## Task brief
Repeat the whole listing exactly.

....

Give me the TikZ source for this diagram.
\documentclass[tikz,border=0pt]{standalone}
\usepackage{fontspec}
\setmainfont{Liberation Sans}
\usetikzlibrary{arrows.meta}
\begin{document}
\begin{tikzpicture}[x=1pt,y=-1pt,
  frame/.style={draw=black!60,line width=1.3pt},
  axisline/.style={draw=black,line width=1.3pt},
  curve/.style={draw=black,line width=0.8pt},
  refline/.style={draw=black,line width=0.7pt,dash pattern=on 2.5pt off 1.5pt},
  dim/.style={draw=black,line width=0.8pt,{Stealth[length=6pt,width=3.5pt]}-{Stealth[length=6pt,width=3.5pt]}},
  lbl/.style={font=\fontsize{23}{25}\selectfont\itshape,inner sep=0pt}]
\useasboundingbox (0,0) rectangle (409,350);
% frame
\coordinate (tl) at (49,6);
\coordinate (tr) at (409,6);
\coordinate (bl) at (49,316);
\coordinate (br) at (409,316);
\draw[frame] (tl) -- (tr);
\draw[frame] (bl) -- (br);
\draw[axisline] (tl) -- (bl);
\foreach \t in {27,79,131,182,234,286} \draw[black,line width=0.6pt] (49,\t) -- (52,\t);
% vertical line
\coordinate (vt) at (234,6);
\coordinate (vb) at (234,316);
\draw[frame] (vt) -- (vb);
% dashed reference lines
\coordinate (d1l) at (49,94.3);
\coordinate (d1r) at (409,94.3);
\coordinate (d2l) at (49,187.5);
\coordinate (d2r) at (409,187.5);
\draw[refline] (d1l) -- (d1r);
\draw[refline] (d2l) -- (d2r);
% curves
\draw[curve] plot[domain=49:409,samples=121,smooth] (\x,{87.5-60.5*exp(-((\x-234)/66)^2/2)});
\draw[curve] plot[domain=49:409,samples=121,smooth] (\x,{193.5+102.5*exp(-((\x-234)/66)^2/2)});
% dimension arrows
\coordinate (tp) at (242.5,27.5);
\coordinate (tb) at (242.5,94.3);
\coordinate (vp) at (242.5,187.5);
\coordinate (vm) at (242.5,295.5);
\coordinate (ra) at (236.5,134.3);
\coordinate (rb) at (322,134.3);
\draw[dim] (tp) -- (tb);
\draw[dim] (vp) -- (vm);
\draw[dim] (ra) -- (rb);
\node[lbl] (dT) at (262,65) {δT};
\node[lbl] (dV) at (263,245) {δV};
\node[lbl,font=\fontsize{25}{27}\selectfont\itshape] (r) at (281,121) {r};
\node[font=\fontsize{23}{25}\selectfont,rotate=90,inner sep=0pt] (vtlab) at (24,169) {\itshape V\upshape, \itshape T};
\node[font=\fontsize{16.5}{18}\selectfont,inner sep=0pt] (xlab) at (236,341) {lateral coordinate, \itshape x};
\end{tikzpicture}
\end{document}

....

## Response
Give me the TikZ source for this diagram.
\documentclass[tikz,border=0pt]{standalone}
\usepackage{fontspec}
\setmainfont{Liberation Sans}
\usetikzlibrary{arrows.meta}
\begin{document}
\begin{tikzpicture}[x=1pt,y=-1pt,
  frame/.style={draw=black!60,line width=1.3pt},
  axisline/.style={draw=black,line width=1.3pt},
  curve/.style={draw=black,line width=0.8pt},
  refline/.style={draw=black,line width=0.7pt,dash pattern=on 2.5pt off 1.5pt},
  dim/.style={draw=black,line width=0.8pt,{Stealth[length=6pt,width=3.5pt]}-{Stealth[length=6pt,width=3.5pt]}},
  lbl/.style={font=\fontsize{23}{25}\selectfont\itshape,inner sep=0pt}]
\useasboundingbox (0,0) rectangle (409,350);
% frame
\coordinate (tl) at (49,6);
\coordinate (tr) at (409,6);
\coordinate (bl) at (49,316);
\coordinate (br) at (409,316);
\draw[frame] (tl) -- (tr);
\draw[frame] (bl) -- (br);
\draw[axisline] (tl) -- (bl);
\foreach \t in {27,79,131,182,234,286} \draw[black,line width=0.6pt] (49,\t) -- (52,\t);
% vertical line
\coordinate (vt) at (234,6);
\coordinate (vb) at (234,316);
\draw[frame] (vt) -- (vb);
% dashed reference lines
\coordinate (d1l) at (49,94.3);
\coordinate (d1r) at (409,94.3);
\coordinate (d2l) at (49,187.5);
\coordinate (d2r) at (409,187.5);
\draw[refline] (d1l) -- (d1r);
\draw[refline] (d2l) -- (d2r);
% curves
\draw[curve] plot[domain=49:409,samples=121,smooth] (\x,{87.5-60.5*exp(-((\x-234)/66)^2/2)});
\draw[curve] plot[domain=49:409,samples=121,smooth] (\x,{193.5+102.5*exp(-((\x-234)/66)^2/2)});
% dimension arrows
\coordinate (tp) at (242.5,27.5);
\coordinate (tb) at (242.5,94.3);
\coordinate (vp) at (242.5,187.5);
\coordinate (vm) at (242.5,295.5);
\coordinate (ra) at (236.5,134.3);
\coordinate (rb) at (322,134.3);
\draw[dim] (tp) -- (tb);
\draw[dim] (vp) -- (vm);
\draw[dim] (ra) -- (rb);
\node[lbl] (dT) at (262,65) {δT};
\node[lbl] (dV) at (263,245) {δV};
\node[lbl,font=\fontsize{25}{27}\selectfont\itshape] (r) at (281,121) {r};
\node[font=\fontsize{23}{25}\selectfont,rotate=90,inner sep=0pt] (vtlab) at (24,169) {\itshape V\upshape, \itshape T};
\node[font=\fontsize{16.5}{18}\selectfont,inner sep=0pt] (xlab) at (236,341) {lateral coordinate, \itshape x};
\end{tikzpicture}
\end{document}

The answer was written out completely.